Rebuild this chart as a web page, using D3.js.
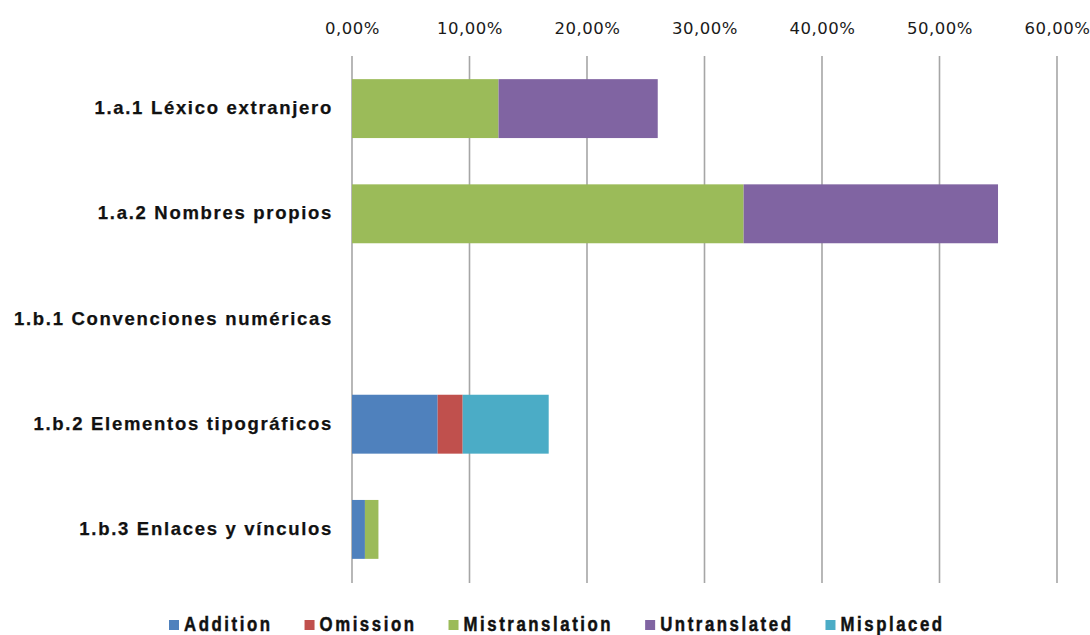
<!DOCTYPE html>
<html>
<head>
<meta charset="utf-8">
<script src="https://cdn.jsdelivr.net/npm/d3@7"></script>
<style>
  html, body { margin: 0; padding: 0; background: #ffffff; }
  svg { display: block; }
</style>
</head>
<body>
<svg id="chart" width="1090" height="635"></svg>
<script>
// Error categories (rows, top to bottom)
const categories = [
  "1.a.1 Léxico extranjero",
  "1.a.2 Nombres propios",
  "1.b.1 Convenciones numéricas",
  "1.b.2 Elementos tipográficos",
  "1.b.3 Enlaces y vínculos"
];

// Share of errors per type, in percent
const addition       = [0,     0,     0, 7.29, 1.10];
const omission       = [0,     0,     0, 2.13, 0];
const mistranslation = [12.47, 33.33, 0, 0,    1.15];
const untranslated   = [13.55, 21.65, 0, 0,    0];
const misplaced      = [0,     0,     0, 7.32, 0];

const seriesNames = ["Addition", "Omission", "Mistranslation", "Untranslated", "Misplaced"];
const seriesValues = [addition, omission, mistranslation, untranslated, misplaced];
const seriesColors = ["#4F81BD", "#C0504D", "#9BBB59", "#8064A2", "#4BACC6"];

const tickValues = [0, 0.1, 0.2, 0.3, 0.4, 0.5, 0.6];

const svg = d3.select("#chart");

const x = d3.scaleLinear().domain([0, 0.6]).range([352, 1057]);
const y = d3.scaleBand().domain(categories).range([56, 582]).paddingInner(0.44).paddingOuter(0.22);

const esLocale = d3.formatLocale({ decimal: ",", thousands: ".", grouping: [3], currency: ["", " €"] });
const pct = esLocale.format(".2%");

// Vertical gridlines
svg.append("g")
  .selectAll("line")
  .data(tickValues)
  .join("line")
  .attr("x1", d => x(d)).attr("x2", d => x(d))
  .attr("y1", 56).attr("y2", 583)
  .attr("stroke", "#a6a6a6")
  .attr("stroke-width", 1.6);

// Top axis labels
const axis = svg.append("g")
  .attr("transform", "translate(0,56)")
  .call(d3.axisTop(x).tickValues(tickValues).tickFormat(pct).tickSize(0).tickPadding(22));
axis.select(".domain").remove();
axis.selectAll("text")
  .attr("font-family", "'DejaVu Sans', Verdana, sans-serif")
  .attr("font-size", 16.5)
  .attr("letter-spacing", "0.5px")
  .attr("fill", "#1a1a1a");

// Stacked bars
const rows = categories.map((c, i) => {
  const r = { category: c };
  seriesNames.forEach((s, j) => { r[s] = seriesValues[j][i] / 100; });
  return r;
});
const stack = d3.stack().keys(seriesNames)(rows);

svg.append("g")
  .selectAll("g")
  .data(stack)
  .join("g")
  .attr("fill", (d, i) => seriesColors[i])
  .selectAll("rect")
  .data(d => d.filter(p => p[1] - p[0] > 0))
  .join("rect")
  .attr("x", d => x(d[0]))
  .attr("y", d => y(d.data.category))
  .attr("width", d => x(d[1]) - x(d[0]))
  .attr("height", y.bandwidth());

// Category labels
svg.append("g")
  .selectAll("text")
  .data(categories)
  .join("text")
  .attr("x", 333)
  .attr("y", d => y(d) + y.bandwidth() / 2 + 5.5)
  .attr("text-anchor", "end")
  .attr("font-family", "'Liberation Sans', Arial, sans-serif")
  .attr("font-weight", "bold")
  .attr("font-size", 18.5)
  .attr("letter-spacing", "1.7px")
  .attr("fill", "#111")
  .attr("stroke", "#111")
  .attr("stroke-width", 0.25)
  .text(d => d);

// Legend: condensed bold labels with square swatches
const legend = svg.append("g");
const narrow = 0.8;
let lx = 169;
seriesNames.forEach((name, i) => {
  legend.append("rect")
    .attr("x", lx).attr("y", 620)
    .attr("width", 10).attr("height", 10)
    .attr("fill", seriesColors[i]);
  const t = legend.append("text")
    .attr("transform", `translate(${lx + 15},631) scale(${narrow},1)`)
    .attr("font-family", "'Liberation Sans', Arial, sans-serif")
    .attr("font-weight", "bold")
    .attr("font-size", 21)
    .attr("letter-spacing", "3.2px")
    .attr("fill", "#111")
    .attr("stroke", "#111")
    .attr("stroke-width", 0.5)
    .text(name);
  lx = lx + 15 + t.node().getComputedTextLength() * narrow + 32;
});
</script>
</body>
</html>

+-------+

Short task: Return the listing above in full and without alteration, excluding its pictures.

Response to the task:
Rebuild this chart as a web page, using D3.js.
<!DOCTYPE html>
<html>
<head>
<meta charset="utf-8">
<script src="https://cdn.jsdelivr.net/npm/d3@7"></script>
<style>
  html, body { margin: 0; padding: 0; background: #ffffff; }
  svg { display: block; }
</style>
</head>
<body>
<svg id="chart" width="1090" height="635"></svg>
<script>
// Error categories (rows, top to bottom)
const categories = [
  "1.a.1 Léxico extranjero",
  "1.a.2 Nombres propios",
  "1.b.1 Convenciones numéricas",
  "1.b.2 Elementos tipográficos",
  "1.b.3 Enlaces y vínculos"
];

// Share of errors per type, in percent
const addition       = [0,     0,     0, 7.29, 1.10];
const omission       = [0,     0,     0, 2.13, 0];
const mistranslation = [12.47, 33.33, 0, 0,    1.15];
const untranslated   = [13.55, 21.65, 0, 0,    0];
const misplaced      = [0,     0,     0, 7.32, 0];

const seriesNames = ["Addition", "Omission", "Mistranslation", "Untranslated", "Misplaced"];
const seriesValues = [addition, omission, mistranslation, untranslated, misplaced];
const seriesColors = ["#4F81BD", "#C0504D", "#9BBB59", "#8064A2", "#4BACC6"];

const tickValues = [0, 0.1, 0.2, 0.3, 0.4, 0.5, 0.6];

const svg = d3.select("#chart");

const x = d3.scaleLinear().domain([0, 0.6]).range([352, 1057]);
const y = d3.scaleBand().domain(categories).range([56, 582]).paddingInner(0.44).paddingOuter(0.22);

const esLocale = d3.formatLocale({ decimal: ",", thousands: ".", grouping: [3], currency: ["", " €"] });
const pct = esLocale.format(".2%");

// Vertical gridlines
svg.append("g")
  .selectAll("line")
  .data(tickValues)
  .join("line")
  .attr("x1", d => x(d)).attr("x2", d => x(d))
  .attr("y1", 56).attr("y2", 583)
  .attr("stroke", "#a6a6a6")
  .attr("stroke-width", 1.6);

// Top axis labels
const axis = svg.append("g")
  .attr("transform", "translate(0,56)")
  .call(d3.axisTop(x).tickValues(tickValues).tickFormat(pct).tickSize(0).tickPadding(22));
axis.select(".domain").remove();
axis.selectAll("text")
  .attr("font-family", "'DejaVu Sans', Verdana, sans-serif")
  .attr("font-size", 16.5)
  .attr("letter-spacing", "0.5px")
  .attr("fill", "#1a1a1a");

// Stacked bars
const rows = categories.map((c, i) => {
  const r = { category: c };
  seriesNames.forEach((s, j) => { r[s] = seriesValues[j][i] / 100; });
  return r;
});
const stack = d3.stack().keys(seriesNames)(rows);

svg.append("g")
  .selectAll("g")
  .data(stack)
  .join("g")
  .attr("fill", (d, i) => seriesColors[i])
  .selectAll("rect")
  .data(d => d.filter(p => p[1] - p[0] > 0))
  .join("rect")
  .attr("x", d => x(d[0]))
  .attr("y", d => y(d.data.category))
  .attr("width", d => x(d[1]) - x(d[0]))
  .attr("height", y.bandwidth());

// Category labels
svg.append("g")
  .selectAll("text")
  .data(categories)
  .join("text")
  .attr("x", 333)
  .attr("y", d => y(d) + y.bandwidth() / 2 + 5.5)
  .attr("text-anchor", "end")
  .attr("font-family", "'Liberation Sans', Arial, sans-serif")
  .attr("font-weight", "bold")
  .attr("font-size", 18.5)
  .attr("letter-spacing", "1.7px")
  .attr("fill", "#111")
  .attr("stroke", "#111")
  .attr("stroke-width", 0.25)
  .text(d => d);

// Legend: condensed bold labels with square swatches
const legend = svg.append("g");
const narrow = 0.8;
let lx = 169;
seriesNames.forEach((name, i) => {
  legend.append("rect")
    .attr("x", lx).attr("y", 620)
    .attr("width", 10).attr("height", 10)
    .attr("fill", seriesColors[i]);
  const t = legend.append("text")
    .attr("transform", `translate(${lx + 15},631) scale(${narrow},1)`)
    .attr("font-family", "'Liberation Sans', Arial, sans-serif")
    .attr("font-weight", "bold")
    .attr("font-size", 21)
    .attr("letter-spacing", "3.2px")
    .attr("fill", "#111")
    .attr("stroke", "#111")
    .attr("stroke-width", 0.5)
    .text(name);
  lx = lx + 15 + t.node().getComputedTextLength() * narrow + 32;
});
</script>
</body>
</html>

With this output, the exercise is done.